This is a follow-up question. In my previous question, I presented Welder proof assistant and I stated that I want to automate proofs about basic field theory. The only answer to this post states that a combinatorial search is sufficient since the goals are easy. I'm looking for a more general technique.
I have read Equations and rewrite rules: a survey. In page 12, it reads:
An abelian group theory unification algorithm is given by Lankford.
The idea is as follows. Given some context equations $\Delta$ from where we can deduce some other equations $\Delta \vDash \{x_i = y_i\}$, the unification process will give the neccesary substitutions to proof all the equalities in the right part using the formulas in $\Delta$.
Another interesting quote appears on page 28:
This algorithm gave the first known solution to unification in group theory using for $\mathcal{B}$ the canonical set shown in the appendix.

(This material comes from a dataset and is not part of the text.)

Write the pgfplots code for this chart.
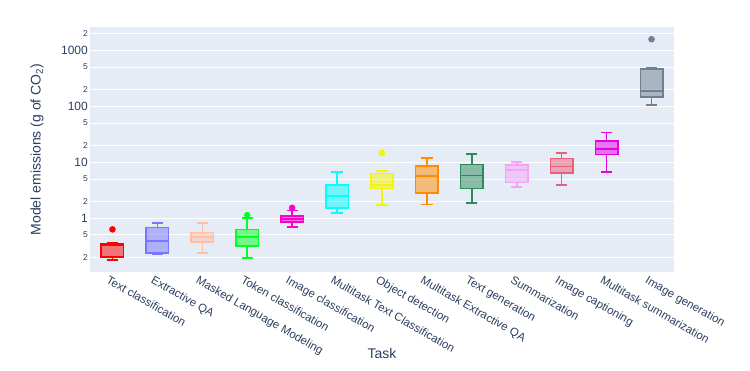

In the appendix on page 33, I find a very interesting practical session. I have some questions on the power of the methods used and the actual results that I can expect after well-understanding this 30 pages heavy mathematical paper. I hope someone can give some orientation:
What is being simulated in the practical session? I describe what I think is happening. The canonical set $\mathcal{B}$ mentioned above corresponds to given axioms $R_1$, $R_2$ and $R_3$. Then some theorems about groups are deduced. I assume that this happens by application of the $\epsilon$-unification algorithm given at page 27 and the Knuth-Bendix completion. Am I right? Could you tell me what is exactly the role of each algorithm (page 27 and Knuth-Bendix) in the solution? If you think that I can use this scheme in my problem, what steps should I do, how should I integrate this algorithms?